Monday, June 09, 2008

Another round of red rice...

Remember when we tried that unusual (to us at least!) Wehani rice a few months ago for the first time?

Well, I finally got another chance to try out that red rice tonight in this Szechuan Chicken and Red Rice Salad with Sesame Dressing dish.

This time, we cooked the rice for slightly less than the last time we used it - I'm not sure if we played around differently with the simmer temperature or what, but the grains were pleasantly chewy, yet still tender. If you can't locate Wehani rice specifically, you could use any red rice - just note that you may need to play around with the broth (or water, if desired) to rice ratio.

As the rice was cooling, we cooked (use whichever method is best for you - we simply poached) and shredded a couple chicken breasts before we started on the tongue-tingling dressing.
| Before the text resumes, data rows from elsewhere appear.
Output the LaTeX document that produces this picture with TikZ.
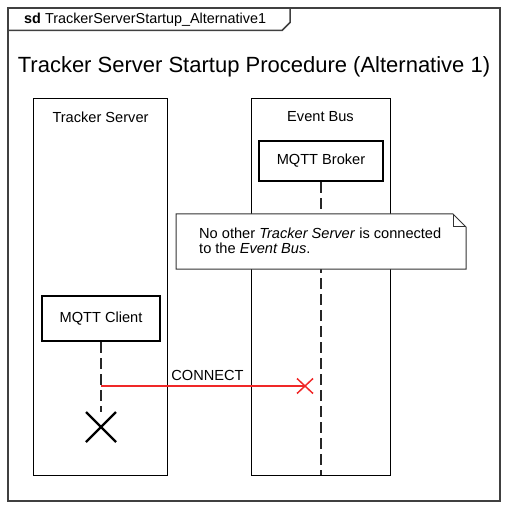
\documentclass[tikz,border=0pt]{standalone}
\usepackage{fontspec}
\setmainfont{Liberation Sans}
\usetikzlibrary{calc}
\definecolor{msgred}{RGB}{240,40,40}
\begin{document}
\begin{tikzpicture}[x=1pt,y=-1pt,
  frameline/.style={draw=black!75, line width=1.5pt},
  boxline/.style={draw=black, line width=1pt},
  headbox/.style={draw=black, line width=2.6pt, fill=white, minimum height=40pt, inner sep=0pt, font=\fontsize{14.6}{17}\selectfont},
  lifeline/.style={draw=black!85, line width=1.2pt, dash pattern=on 11pt off 5pt},
  msgline/.style={draw=msgred, line width=1.5pt},
  lbl/.style={font=\fontsize{14.6}{17}\selectfont, inner sep=0pt},
  notebox/.style={draw=black!80, line width=1pt, fill=white}]
\useasboundingbox (0,0) rectangle (508,510);
% frame
\draw[frameline] (8,8) rectangle (500,501);
\draw[frameline] (8,30.5) -- (282,30.5) -- (290,22.5) -- (290,8);
\node[lbl, anchor=west, font=\fontsize{14.4}{17}\selectfont] (tab) at (24,20) {\textbf{sd} TrackerServerStartup\_Alternative1};
% title
\node[inner sep=0pt, font=\fontsize{22}{25}\selectfont] (title) at (254,67) {Tracker Server Startup Procedure (Alternative 1)};
% lifeline containers
\draw[boxline] (33,99) rectangle (167,475);
\draw[boxline] (251,99) rectangle (390,475);
\node[lbl] (tsl) at (100.5,117) {Tracker Server};
\node[lbl] (ebl) at (320.5,117) {Event Bus};
% broker
\node[headbox, minimum width=124pt] (broker) at (321,161) {MQTT Broker};
\coordinate (brokerend) at (321,475);
\draw[lifeline] (broker.south) -- (brokerend);
% note
\draw[notebox] (176,214) -- (453,214) -- (466,227) -- (466,269) -- (176,269) -- cycle;
\draw[notebox, fill=none] (453,214) -- (453,227) -- (466,227);
\node[lbl, anchor=north west, align=left] (note) at (199,227.5) {No other \textit{Tracker Server} is connected\\[-1.5pt]to the \textit{Event Bus}.};
% client
\node[headbox, minimum width=118pt, minimum height=45pt] (client) at (101,318.5) {MQTT Client};
\coordinate (clientend) at (101,412);
\draw[lifeline] (client.south) -- (clientend);
% destruction
\coordinate (xc) at (101,427);
\draw[line width=2.2pt] ($(xc)+(-15,-15)$) -- ($(xc)+(15,15)$) ($(xc)+(-15,15)$) -- ($(xc)+(15,-15)$);
% message
\coordinate (m1) at (101,386);
\coordinate (m2) at (305,386);
\draw[msgline] (m1) -- (m2);
\draw[msgline] ($(m2)+(-8,-7.5)$) -- ($(m2)+(8,7.5)$) ($(m2)+(-8,7.5)$) -- ($(m2)+(8,-7.5)$);
\node[lbl, anchor=south] (conn) at (207.5,380.5) {CONNECT};
\end{tikzpicture}
\end{document}
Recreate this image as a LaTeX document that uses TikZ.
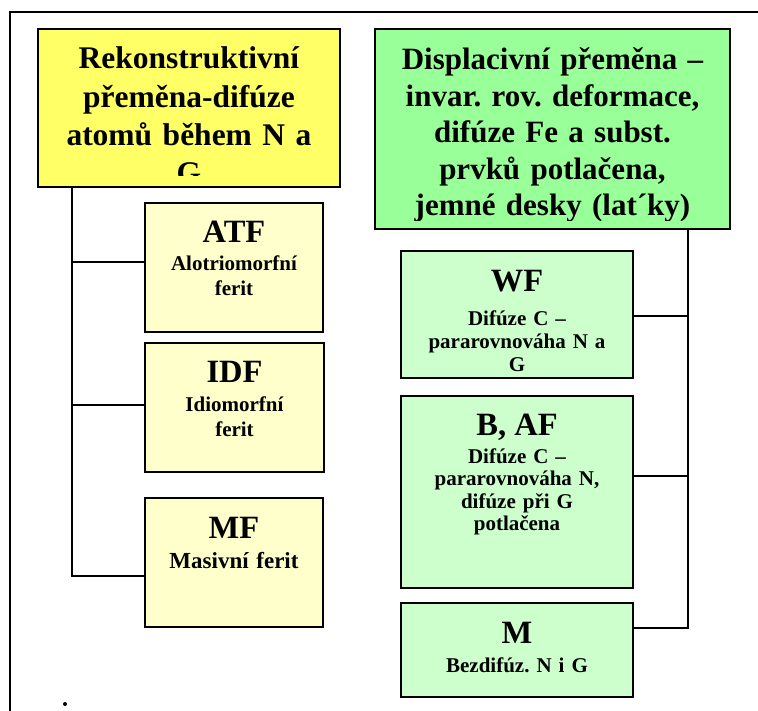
\documentclass[tikz,border=0pt]{standalone}
\usepackage{fontspec}
\setmainfont{Liberation Serif}
\frenchspacing
\usetikzlibrary{positioning, calc}
\definecolor{rekfill}{HTML}{FFFF66}
\definecolor{rekpale}{HTML}{FFFFCC}
\definecolor{dispfill}{HTML}{99FF99}
\definecolor{disppale}{HTML}{CCFFCC}
\tikzset{
box/.style={draw, line width=1.5pt, inner sep=0, rectangle},
title/.style={anchor=base, text width=360pt, align=center, inner sep=0, font=\fontsize{31.5}{38.3}\selectfont\bfseries},
head/.style={anchor=base, inner sep=0, font=\fontsize{32.5}{38}\selectfont\bfseries},
sub/.style={anchor=base, text width=230pt, align=center, inner sep=0, font=\fontsize{21}{25}\selectfont\bfseries},
subg/.style={sub, font=\fontsize{21}{22.6}\selectfont\bfseries},
conn/.style={line width=1.6pt}}
\begin{document}
\begin{tikzpicture}[x=1pt, y=-1pt]
\useasboundingbox (0,0) rectangle (758,711);
% frame
\draw[line width=1.3pt] (10,12) rectangle (790,740);
% main groups
\node[box, fill=rekfill, minimum width=302pt, minimum height=158pt] (rek) at (189,108) {};
\node[box, fill=dispfill, minimum width=355pt, minimum height=200pt] (disp) at (552.5,129) {};
\begin{scope}
\clip (rek.north west) rectangle ([yshift=12pt]rek.south east);
\node[title] (rek-t) at (189,69) {Rekonstruktivní\\přeměna-difúze\\atomů během N a\\G};
\end{scope}
\begin{scope}
\clip (disp.north west) rectangle ([yshift=9pt]disp.south east);
\node[title, font=\fontsize{31}{36.4}\selectfont\bfseries] (disp-t) at (552.5,70) {Displacivní přeměna –\\invar. rov. deformace,\\difúze Fe a subst.\\prvků potlačena,\\jemné desky (lat´ky)};
\end{scope}
% left boxes
\node[box, fill=rekpale, minimum width=178pt, minimum height=129pt] (atf) at (234,267.5) {};
\node[box, fill=rekpale, minimum width=179pt, minimum height=129pt] (idf) at (234.5,407.5) {};
\node[box, fill=rekpale, minimum width=178pt, minimum height=129pt] (mf) at (234,562.5) {};
\node[head] (atf-h) at (234,243) {ATF};
\node[sub] (atf-s) at (234,271) {Alotriomorfní\\ferit};
\node[head] (idf-h) at (234.5,383) {IDF};
\node[sub] (idf-s) at (234.5,411) {Idiomorfní\\ferit};
\node[head] (mf-h) at (234,538) {MF};
\node[sub, font=\fontsize{23}{27}\selectfont\bfseries] (mf-s) at (234,568) {Masivní ferit};
% right boxes
\node[box, fill=disppale, minimum width=232pt, minimum height=127pt] (wf) at (517,314.5) {};
\node[box, fill=disppale, minimum width=232pt, minimum height=192pt] (baf) at (517,492) {};
\node[box, fill=disppale, minimum width=232pt, minimum height=94pt] (m) at (517,650) {};
\node[head] (wf-h) at (517,292) {WF};
\node[subg] (wf-s) at (517,326) {Difúze C –\\pararovnováha N a\\G};
\node[head] (baf-h) at (517,435) {B, AF};
\node[subg] (baf-s) at (517,463) {Difúze C –\\pararovnováha N,\\difúze při G\\potlačena};
\node[head] (m-h) at (517,643) {M};
\node[subg] (m-s) at (517,672) {Bezdifúz. N i G};
% connectors
\coordinate (ltrunk) at (72,0);
\coordinate (rtrunk) at (688,0);
\coordinate (atf-in) at ([yshift=5.5pt]atf.west);
\coordinate (idf-in) at ([yshift=2.5pt]idf.west);
\coordinate (mf-in) at ([yshift=-13.5pt]mf.west);
\coordinate (wf-in) at ([yshift=-1.5pt]wf.east);
\coordinate (baf-in) at ([yshift=16pt]baf.east);
\coordinate (m-in) at ([yshift=22pt]m.east);
\draw[conn] (rek.south -| ltrunk) |- (mf-in);
\draw[conn] (atf-in -| ltrunk) -- (atf-in);
\draw[conn] (idf-in -| ltrunk) -- (idf-in);
\draw[conn] (disp.south -| rtrunk) |- (m-in);
\draw[conn] (wf-in -| rtrunk) -- (wf-in);
\draw[conn] (baf-in -| rtrunk) -- (baf-in);
\fill (65,704) circle (2pt);
\end{tikzpicture}
\end{document}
With a myriad of complimenting flavors, creamy tahini, salty soy sauce, rice vinegar, hot sesame oil, toasted sesame oil, granulated sugar to balance, minced fresh ginger, a couple garlic cloves and crushed Szechuan peppercorns for that lingering tingle are whisked together, creating the dressing. A couple tablespoons worth of this mixture are tossed with the shredded chicken before being drizzled over the colored rice.

To serve, a bed of the rice is created on each serving dish, then topped with crunchy bean sprouts, the moistened shredded chicken, scallions and a sprinkling of peanuts. I did have to veer from the recipe at this point - I apparently left an ingredient off the shopping list yesterday and had to forgo the cucumber the recipe called for. While I didn't feel like I was missing a component once I tried a bite, the crisp slices would be a nice cooling contrast to the pungent dressing. A couple notes on the dressing - if you don't already happen to have hot sesame oil, you could replace it with additional toasted sesame oil and maybe add a squirt or two of Sriracha for a little kick.

The tahini is a sesame seed paste that we typically have in the refrigerator, however you could use a creamy peanut butter since you are using peanuts at the end. We both agree, though, that the tahini brought a more complex nature which made the dressing that much more interesting.


Sunday, June 08, 2008

Flank steak stir-fry with a healthy dose of veggies and basmati rice...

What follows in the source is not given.